## Stated problem
Please output every line of the material as it stands, without the pictures.

[Figure scripts]

· · · ·

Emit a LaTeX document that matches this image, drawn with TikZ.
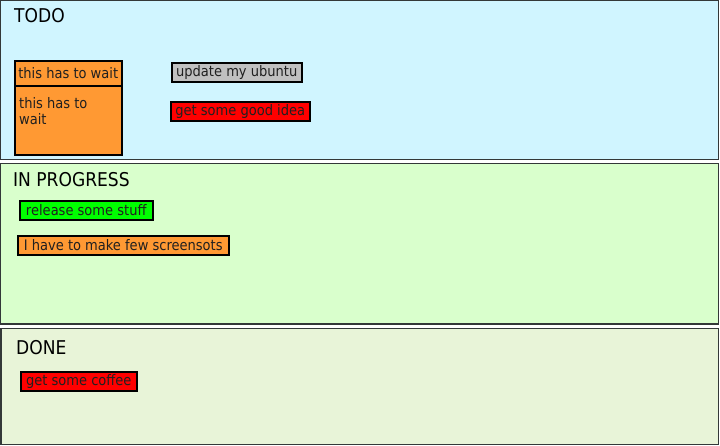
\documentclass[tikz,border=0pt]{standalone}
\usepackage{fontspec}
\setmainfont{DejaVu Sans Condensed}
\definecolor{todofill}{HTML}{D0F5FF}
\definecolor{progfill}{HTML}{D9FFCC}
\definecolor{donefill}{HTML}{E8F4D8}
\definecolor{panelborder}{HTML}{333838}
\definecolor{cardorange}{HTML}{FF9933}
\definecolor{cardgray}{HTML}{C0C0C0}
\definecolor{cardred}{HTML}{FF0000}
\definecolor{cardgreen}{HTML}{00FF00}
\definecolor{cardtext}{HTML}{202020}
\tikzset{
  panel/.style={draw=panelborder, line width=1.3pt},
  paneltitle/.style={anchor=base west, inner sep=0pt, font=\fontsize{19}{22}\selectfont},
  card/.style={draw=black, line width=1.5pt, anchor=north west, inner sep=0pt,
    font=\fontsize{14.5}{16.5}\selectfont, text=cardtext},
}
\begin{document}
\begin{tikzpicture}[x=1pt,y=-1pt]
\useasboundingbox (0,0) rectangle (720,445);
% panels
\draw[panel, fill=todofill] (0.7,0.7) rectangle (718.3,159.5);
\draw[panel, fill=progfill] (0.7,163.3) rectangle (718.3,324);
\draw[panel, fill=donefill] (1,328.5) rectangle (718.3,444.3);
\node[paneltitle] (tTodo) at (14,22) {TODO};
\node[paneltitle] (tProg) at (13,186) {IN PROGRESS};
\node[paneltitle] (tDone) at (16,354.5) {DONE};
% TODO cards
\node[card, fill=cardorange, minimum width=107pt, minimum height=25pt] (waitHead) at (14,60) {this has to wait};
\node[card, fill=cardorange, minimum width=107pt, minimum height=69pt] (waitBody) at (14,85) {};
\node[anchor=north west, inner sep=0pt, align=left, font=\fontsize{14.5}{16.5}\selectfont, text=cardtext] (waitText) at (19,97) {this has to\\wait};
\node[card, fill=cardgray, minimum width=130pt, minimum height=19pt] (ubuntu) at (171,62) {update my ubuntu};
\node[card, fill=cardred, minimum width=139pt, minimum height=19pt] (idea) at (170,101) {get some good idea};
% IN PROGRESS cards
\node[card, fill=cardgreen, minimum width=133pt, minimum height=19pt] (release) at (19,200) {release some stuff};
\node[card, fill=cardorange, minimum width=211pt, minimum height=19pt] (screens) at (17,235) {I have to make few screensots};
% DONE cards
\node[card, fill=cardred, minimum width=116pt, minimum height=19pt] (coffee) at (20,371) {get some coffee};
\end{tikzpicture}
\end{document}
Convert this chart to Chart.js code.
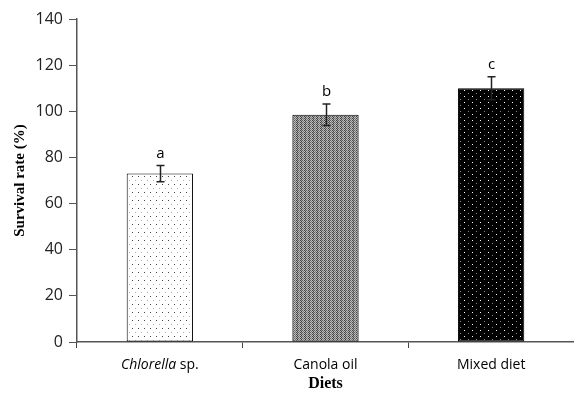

· · · ·

## Reply
Emit a LaTeX document that matches this image, drawn with TikZ.
\documentclass[tikz,border=0pt]{standalone}
\usepackage{fontspec}
\setmainfont{DejaVu Sans Condensed}
\definecolor{todofill}{HTML}{D0F5FF}
\definecolor{progfill}{HTML}{D9FFCC}
\definecolor{donefill}{HTML}{E8F4D8}
\definecolor{panelborder}{HTML}{333838}
\definecolor{cardorange}{HTML}{FF9933}
\definecolor{cardgray}{HTML}{C0C0C0}
\definecolor{cardred}{HTML}{FF0000}
\definecolor{cardgreen}{HTML}{00FF00}
\definecolor{cardtext}{HTML}{202020}
\tikzset{
  panel/.style={draw=panelborder, line width=1.3pt},
  paneltitle/.style={anchor=base west, inner sep=0pt, font=\fontsize{19}{22}\selectfont},
  card/.style={draw=black, line width=1.5pt, anchor=north west, inner sep=0pt,
    font=\fontsize{14.5}{16.5}\selectfont, text=cardtext},
}
\begin{document}
\begin{tikzpicture}[x=1pt,y=-1pt]
\useasboundingbox (0,0) rectangle (720,445);
% panels
\draw[panel, fill=todofill] (0.7,0.7) rectangle (718.3,159.5);
\draw[panel, fill=progfill] (0.7,163.3) rectangle (718.3,324);
\draw[panel, fill=donefill] (1,328.5) rectangle (718.3,444.3);
\node[paneltitle] (tTodo) at (14,22) {TODO};
\node[paneltitle] (tProg) at (13,186) {IN PROGRESS};
\node[paneltitle] (tDone) at (16,354.5) {DONE};
% TODO cards
\node[card, fill=cardorange, minimum width=107pt, minimum height=25pt] (waitHead) at (14,60) {this has to wait};
\node[card, fill=cardorange, minimum width=107pt, minimum height=69pt] (waitBody) at (14,85) {};
\node[anchor=north west, inner sep=0pt, align=left, font=\fontsize{14.5}{16.5}\selectfont, text=cardtext] (waitText) at (19,97) {this has to\\wait};
\node[card, fill=cardgray, minimum width=130pt, minimum height=19pt] (ubuntu) at (171,62) {update my ubuntu};
\node[card, fill=cardred, minimum width=139pt, minimum height=19pt] (idea) at (170,101) {get some good idea};
% IN PROGRESS cards
\node[card, fill=cardgreen, minimum width=133pt, minimum height=19pt] (release) at (19,200) {release some stuff};
\node[card, fill=cardorange, minimum width=211pt, minimum height=19pt] (screens) at (17,235) {I have to make few screensots};
% DONE cards
\node[card, fill=cardred, minimum width=116pt, minimum height=19pt] (coffee) at (20,371) {get some coffee};
\end{tikzpicture}
\end{document}
Convert this chart to Chart.js code.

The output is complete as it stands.